In the end, several factors worked in his favor in what is typically a low-key election won by a Democrat.
First, former District Attorney Seth Williams dropped his bid for a third term two days after Krasner entered the race in February. Williams, a Democrat, was indicted on federal corruption charges in March, pleaded guilty to a bribery charge during his trial in June and was sentenced in October to five years in prison.
The open seat drew a crowd of seven candidates for the Democratic primary, most with experience as assistant district attorneys. Krasner, running as a reformer, knocked them as "part of the problem."
And Krasner had a significant political patron on his side — New York billionaire George Soros sank nearly $1.7 million into an independent political action committee that aired television ads in support of Krasner, who easily won the primary.
Grossman ran unopposed for the Republican nomination but could not marshal the resources to catch Krasner in a city where Democratic voters outnumber GOP by 7-1.
"I️ am just proud. I️ feel honored and privileged to have run this race," she told supporters in her concession speech at the United Republican Club in Kensington. "I️ am so proud of the numbers — a great showing for a Republican candidate."
Lodge 5 of the Fraternal Order of Police became Grossman's most public backer, giving her campaign $12,500 and issuing a letter to police officers in October accusing Krasner of showing "an open hostility against police and law enforcement in general."
The Republican City Committee and the state Republican Party, while railing against Krasner, did not foster the fundraising needed to raise Grossman's name recognition in the city. Still, they tried to keep their spirits up Tuesday night as they watched returns at the Kensington club.
Chris Mundiath, Grossman's communications director, said the campaign had always expected an uphill battle but had hoped for a slimmer margin. He said he had heard from some Democrats and ward leaders concerned that Krasner was too far to the left and had hoped that might translate into more votes.
Across the room, Daphne Goggins, a Republican ward leader and the vice chair of the Philadelphia Black Ward Leaders Caucus, was livid. Earlier in the night, she said she'd felt a Grossman victory was coming, the same way she felt a Trump victory last year. Now, she called Krasner "Lucifer."
"I'm very, very upset," she said. But she said she hoped Grossman would run for office again: "We'll dust her off and run her for mayor."

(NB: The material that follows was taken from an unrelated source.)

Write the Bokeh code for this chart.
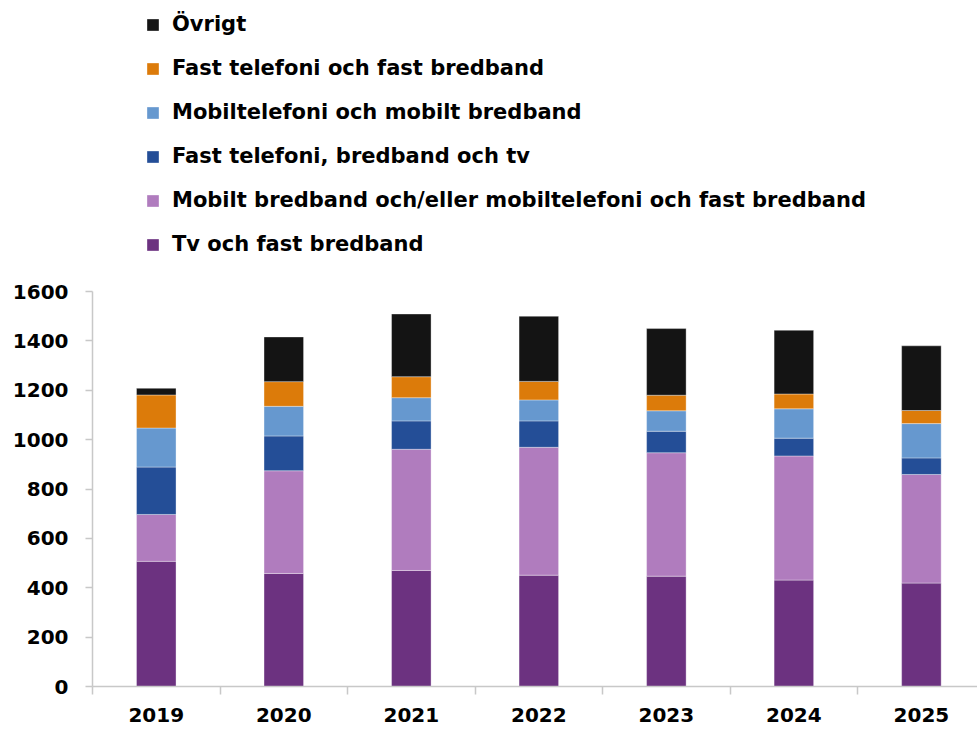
from bokeh.plotting import figure
from bokeh.models import (Range1d, FixedTicker, Legend, LegendItem, ColumnDataSource,
                          LinearAxis)
from bokeh.embed import file_html
from bokeh.resources import INLINE

years = ["2019", "2020", "2021", "2022", "2023", "2024", "2025"]
tv_fast_bredband = [507, 458, 470, 451, 447, 431, 419]
mobilt_mobiltel_fast = [190, 416, 491, 518, 500, 503, 440]
fast_tel_bredband_tv = [192, 141, 115, 107, 87, 72, 67]
mobiltel_mobilt_bredband = [158, 120, 94, 85, 83, 119, 139]
fast_tel_fast_bredband = [134, 100, 85, 75, 63, 60, 53]
ovrigt = [27, 181, 254, 264, 270, 258, 262]

series_names = ["Tv och fast bredband",
                "Mobilt bredband och/eller mobiltelefoni och fast bredband",
                "Fast telefoni, bredband och tv",
                "Mobiltelefoni och mobilt bredband",
                "Fast telefoni och fast bredband",
                "Övrigt"]
colors = ["#6c3280", "#b07cbe", "#244e97", "#6698cf", "#dc7b0a", "#141414"]
y_ticks = [0, 200, 400, 600, 800, 1000, 1200, 1400, 1600]

FONT = "DejaVu Sans"
keys = ["s0", "s1", "s2", "s3", "s4", "s5"]
x = list(range(len(years)))
data = dict(x=x)
for k, vals in zip(keys, [tv_fast_bredband, mobilt_mobiltel_fast, fast_tel_bredband_tv,
                          mobiltel_mobilt_bredband, fast_tel_fast_bredband, ovrigt]):
    data[k] = vals
src = ColumnDataSource(data)

p = figure(width=977, height=729, output_backend="svg", toolbar_location=None,
           x_range=Range1d(-0.5, 6.44), y_range=Range1d(0, 2779),
           min_border_left=92, min_border_right=0, min_border_top=0,
           min_border_bottom=43, x_axis_type=None, y_axis_type=None)
p.outline_line_color = None
p.xgrid.visible = False
p.ygrid.visible = False

renderers = p.vbar_stack(keys, x="x", width=0.31, source=src, color=colors,
                         line_color="white", line_alpha=0.35, line_width=1)

# y axis
yax = LinearAxis(ticker=FixedTicker(ticks=y_ticks), bounds=(0, 1600))
yax.axis_line_color = "#c8c8c8"
yax.axis_line_width = 1.5
yax.major_tick_line_color = "#c8c8c8"
yax.major_tick_line_width = 1.5
yax.major_tick_out = 7
yax.major_tick_in = 0
yax.minor_tick_line_color = None
yax.major_label_standoff = 17
yax.major_label_text_font = FONT
yax.major_label_text_font_style = "bold"
yax.major_label_text_font_size = "20px"
yax.major_label_text_color = "black"
p.add_layout(yax, "left")

# x axis: labels at centers, ticks between categories
xax = LinearAxis(ticker=FixedTicker(ticks=x, minor_ticks=[i - 0.5 for i in range(len(years) + 1)]))
xax.major_label_overrides = {i: y for i, y in enumerate(years)}
xax.axis_line_color = "#c8c8c8"
xax.axis_line_width = 1.5
xax.major_tick_line_color = None
xax.major_tick_out = 0
xax.major_tick_in = 0
xax.minor_tick_line_color = "#c8c8c8"
xax.minor_tick_line_width = 1.5
xax.minor_tick_out = 8
xax.minor_tick_in = 0
xax.major_label_standoff = 13
xax.major_label_text_font = FONT
xax.major_label_text_font_style = "bold"
xax.major_label_text_font_size = "20px"
xax.major_label_text_color = "black"
p.add_layout(xax, "below")

items = [LegendItem(label=series_names[i], renderers=[renderers[i]]) for i in range(5, -1, -1)]
legend = Legend(items=items, location=(53, 430), orientation="vertical")
legend.padding = 0
legend.margin = 0
legend.spacing = 20
legend.glyph_width = 15
legend.glyph_height = 15
legend.label_height = 24
legend.label_standoff = 12
legend.label_text_font = FONT
legend.label_text_font_style = "bold"
legend.label_text_font_size = "21px"
legend.label_text_color = "black"
legend.border_line_color = None
legend.background_fill_alpha = 0
p.add_layout(legend, "center")

open("out.html", "w").write(file_html(p, INLINE))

Grossman had proved to be a lively opponent, frequently suggesting that she was interested in justice for victims of crime while claiming Krasner was more interested in reforms to help those accused of crimes.

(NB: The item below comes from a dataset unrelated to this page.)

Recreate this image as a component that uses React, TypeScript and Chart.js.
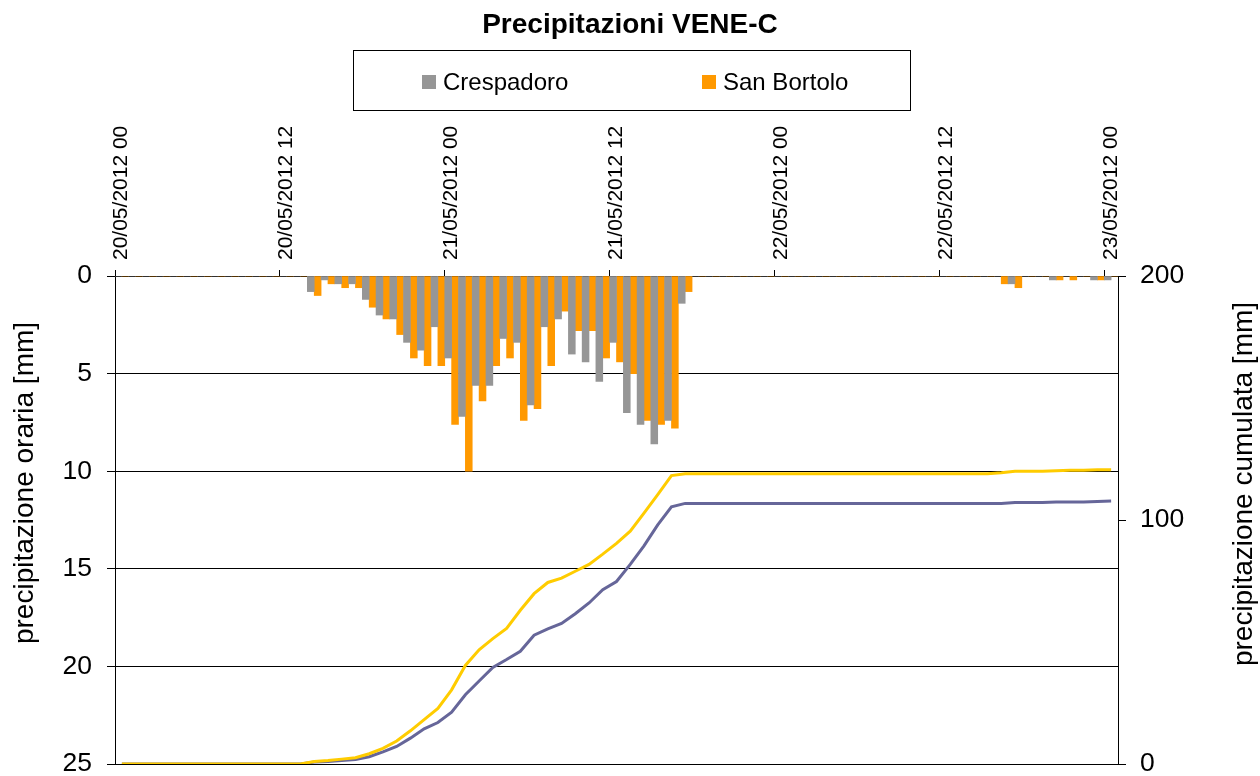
import React, { useEffect, useRef } from 'react';
import { Chart, registerables } from 'chart.js';

Chart.register(...registerables);

const FAMILY = "'Liberation Sans', Arial, Helvetica, sans-serif";

const TITLE = 'Precipitazioni VENE-C';
const LEFT_AXIS_TITLE = 'precipitazione oraria [mm]';
const RIGHT_AXIS_TITLE = 'precipitazione cumulata [mm]';

// 73 hourly categories: 20/05/2012 00 ... 23/05/2012 00
const HOURS: number[] = Array.from({ length: 73 }, (_, i) => i);
const TICK_LABELS = [
  '20/05/2012 00',
  '20/05/2012 12',
  '21/05/2012 00',
  '21/05/2012 12',
  '22/05/2012 00',
  '22/05/2012 12',
  '23/05/2012 00',
];

const SERIES_NAMES = ['Crespadoro', 'San Bortolo'];

// hourly precipitation [mm]
const CRESPADORO_HOURLY = [
  0, 0, 0, 0, 0, 0, 0, 0, 0, 0, 0, 0,
  0, 0, 0.8, 0.2, 0.4, 0.4, 1.2, 2.0, 2.2, 3.4, 3.8, 2.6,
  4.2, 7.2, 5.6, 5.6, 3.2, 3.4, 6.6, 2.6, 2.2, 4.0, 4.4, 5.4,
  3.4, 7.0, 7.6, 8.6, 7.4, 1.4, 0, 0, 0, 0, 0, 0,
  0, 0, 0, 0, 0, 0, 0, 0, 0, 0, 0, 0,
  0, 0, 0, 0, 0, 0.4, 0, 0, 0.2, 0, 0, 0.2,
  0.2,
];

const SAN_BORTOLO_HOURLY = [
  0, 0, 0, 0, 0, 0, 0, 0, 0, 0, 0, 0,
  0, 0, 1.0, 0.4, 0.6, 0.6, 1.6, 2.2, 3.0, 4.2, 4.6, 4.6,
  7.6, 10.0, 6.4, 4.6, 4.2, 7.4, 6.8, 4.6, 1.8, 2.8, 2.8, 4.2,
  4.4, 5.0, 7.4, 7.6, 7.8, 0.8, 0, 0, 0, 0, 0, 0,
  0, 0, 0, 0, 0, 0, 0, 0, 0, 0, 0, 0,
  0, 0, 0, 0, 0.4, 0.6, 0, 0, 0.2, 0.2, 0, 0.2,
  0,
];

// cumulative precipitation [mm]
const CRESPADORO_CUM = [
  0, 0, 0, 0, 0, 0, 0, 0, 0, 0, 0, 0,
  0, 0, 0.8, 1.0, 1.4, 1.8, 3.0, 5.0, 7.2, 10.6, 14.4, 17.0,
  21.2, 28.4, 34.0, 39.6, 42.8, 46.2, 52.8, 55.4, 57.6, 61.6, 66.0, 71.4,
  74.8, 81.8, 89.4, 98.0, 105.4, 106.8, 106.8, 106.8, 106.8, 106.8, 106.8, 106.8,
  106.8, 106.8, 106.8, 106.8, 106.8, 106.8, 106.8, 106.8, 106.8, 106.8, 106.8, 106.8,
  106.8, 106.8, 106.8, 106.8, 106.8, 107.2, 107.2, 107.2, 107.4, 107.4, 107.4, 107.6,
  107.8,
];

const SAN_BORTOLO_CUM = [
  0, 0, 0, 0, 0, 0, 0, 0, 0, 0, 0, 0,
  0, 0, 1.0, 1.4, 2.0, 2.6, 4.2, 6.4, 9.4, 13.6, 18.2, 22.8,
  30.4, 40.4, 46.8, 51.4, 55.6, 63.0, 69.8, 74.4, 76.2, 79.0, 81.8, 86.0,
  90.4, 95.4, 102.8, 110.4, 118.2, 119.0, 119.0, 119.0, 119.0, 119.0, 119.0, 119.0,
  119.0, 119.0, 119.0, 119.0, 119.0, 119.0, 119.0, 119.0, 119.0, 119.0, 119.0, 119.0,
  119.0, 119.0, 119.0, 119.0, 119.4, 120.0, 120.0, 120.0, 120.2, 120.4, 120.4, 120.6,
  120.6,
];

const GRAY = '#969696';
const ORANGE = '#FF9900';
const YELLOW = '#FFCC00';
const PURPLE = '#666699';

const overlayPlugin = {
  id: 'overlay',
  afterDraw(chart: any) {
    const ctx = chart.ctx as CanvasRenderingContext2D;
    ctx.save();
    // legend frame
    ctx.strokeStyle = '#000';
    ctx.lineWidth = 1;
    ctx.strokeRect(353.5, 50.5, 557, 60);
    // legend items (bar datasets only)
    ctx.font = `24px ${FAMILY}`;
    ctx.textAlign = 'left';
    ctx.textBaseline = 'alphabetic';
    const itemX = [422, 702];
    [0, 1].forEach((di, k) => {
      const ds = chart.data.datasets[di];
      ctx.fillStyle = ds.backgroundColor;
      ctx.fillRect(itemX[k], 75, 14, 14);
      ctx.fillStyle = '#000';
      ctx.fillText(ds.label, itemX[k] + 21, 90);
    });
    // axis titles
    ctx.font = `28px ${FAMILY}`;
    ctx.textAlign = 'center';
    ctx.fillStyle = '#000';
    ctx.save();
    ctx.translate(33, 483);
    ctx.rotate(-Math.PI / 2);
    ctx.fillText(LEFT_AXIS_TITLE, 0, 0);
    ctx.restore();
    ctx.save();
    ctx.translate(1252, 484);
    ctx.rotate(-Math.PI / 2);
    ctx.fillText(RIGHT_AXIS_TITLE, 0, 0);
    ctx.restore();
    ctx.restore();
  },
};

export default function App() {
  const ref = useRef<HTMLCanvasElement>(null);

  useEffect(() => {
    const canvas = ref.current;
    if (!canvas) return;
    Chart.defaults.font.family = FAMILY;
    Chart.defaults.color = '#000';

    const chart = new Chart(canvas, {
      type: 'bar',
      data: {
        labels: HOURS,
        datasets: [
          {
            type: 'bar',
            label: SERIES_NAMES[0],
            data: CRESPADORO_HOURLY,
            backgroundColor: GRAY,
            yAxisID: 'y',
            barPercentage: 1,
            categoryPercentage: 1,
            order: 2,
          },
          {
            type: 'bar',
            label: SERIES_NAMES[1],
            data: SAN_BORTOLO_HOURLY,
            backgroundColor: ORANGE,
            yAxisID: 'y',
            barPercentage: 1,
            categoryPercentage: 1,
            order: 3,
          },
          {
            type: 'line',
            label: SERIES_NAMES[0] + ' cumulata',
            data: CRESPADORO_CUM,
            borderColor: PURPLE,
            backgroundColor: PURPLE,
            borderWidth: 3,
            pointRadius: 0,
            tension: 0,
            fill: false,
            yAxisID: 'y2',
            order: 1,
          },
          {
            type: 'line',
            label: SERIES_NAMES[1] + ' cumulata',
            data: SAN_BORTOLO_CUM,
            borderColor: YELLOW,
            backgroundColor: YELLOW,
            borderWidth: 3,
            pointRadius: 0,
            tension: 0,
            fill: false,
            yAxisID: 'y2',
            order: 0,
          },
        ] as any,
      },
      options: {
        animation: false,
        responsive: false,
        maintainAspectRatio: false,
        devicePixelRatio: 1,
        layout: { padding: { left: 0, right: 0, top: 0, bottom: 12 } },
        plugins: {
          legend: { display: false },
          tooltip: { enabled: false },
          title: {
            display: true,
            text: TITLE,
            color: '#000',
            font: { size: 28, weight: 'bold', family: FAMILY, lineHeight: 1.2 },
            padding: { top: 8, bottom: 0 },
          },
        },
        scales: {
          x: {
            position: 'top',
            offset: true,
            grid: {
              offset: true,
              drawOnChartArea: false,
              drawTicks: true,
              tickLength: 6,
              color: (c: any) => (c.index % 12 === 0 ? '#000' : 'rgba(0,0,0,0)'),
            },
            border: { display: true, color: '#000', width: 1 },
            ticks: {
              autoSkip: false,
              minRotation: 90,
              maxRotation: 90,
              padding: 10,
              labelOffset: 25,
              color: '#000',
              font: { size: 21, family: FAMILY },
              callback: (_v: any, i: number) => (i % 12 === 0 ? TICK_LABELS[i / 12] : ''),
            },
            afterFit: (s: any) => {
              s.height = 234.4;
              s.paddingLeft = 0;
              s.paddingRight = 0;
            },
          },
          y: {
            position: 'left',
            reverse: true,
            min: 0,
            max: 25,
            ticks: { stepSize: 5, padding: 15, color: '#000', font: { size: 26.5, family: FAMILY } },
            grid: { color: '#000', lineWidth: 1, tickLength: 8 },
            border: { display: true, color: '#000', width: 1 },
            afterFit: (s: any) => {
              s.width = 115;
              s.paddingTop = 0;
              s.paddingBottom = 0;
            },
          },
          y2: {
            position: 'right',
            min: 0,
            max: 200,
            ticks: { stepSize: 100, padding: 14, color: '#000', font: { size: 26.5, family: FAMILY } },
            grid: { drawOnChartArea: false, color: '#000', lineWidth: 1, tickLength: 8 },
            border: { display: true, color: '#000', width: 1 },
            afterFit: (s: any) => {
              s.width = 142;
              s.paddingTop = 0;
              s.paddingBottom = 0;
            },
          },
        },
      } as any,
      plugins: [overlayPlugin],
    });

    return () => chart.destroy();
  }, []);

  return (
    <div style={{ position: 'fixed', left: 0, top: 0, width: 1260, height: 776, background: '#fff' }}>
      <canvas ref={ref} width={1260} height={776} style={{ width: 1260, height: 776, display: 'block' }} />
    </div>
  );
}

Krasner countered with stories of going to court to secure the assets of convicted criminals to benefit their victims. And he recounted being sliced with a blade he never saw during a mugging in the alley behind his Center City office a decade ago.

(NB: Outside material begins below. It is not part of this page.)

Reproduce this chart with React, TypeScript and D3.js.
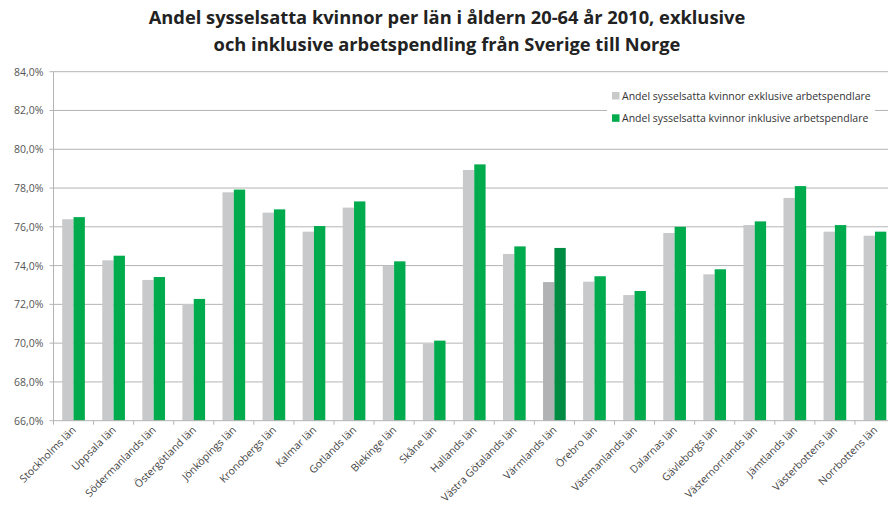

With Krasner's election, many expect some level of disruption in the District Attorney's Office, which employs about 300 lawyers and 300 support staff, and has a budget of $54 million for the fiscal year that started in July. Krasner has said he has "no magic list" of employees to keep or fire, although he has been critical of the office's past performance.
Kelley Hodge was appointed interim district attorney in July by the Common Pleas Court Board of Judges and has won praise for restoring order to the scandal-plagued agency.
In his brief speech, Krasner thanked Grossman for maintaining a level of civility "that frankly is uncommon in Trump world" and urged his supporters to apply for jobs at KrasnerTransition.com. Though the crowd included some party stalwarts, it was mostly young and casual, filled with activists known for protests and lobbying at City Hall.
Will Mega, a former reality television performer who has four times run unsuccessfully for office without traditional party support, said Krasner's victory told supporters one thing — "that their vote matters."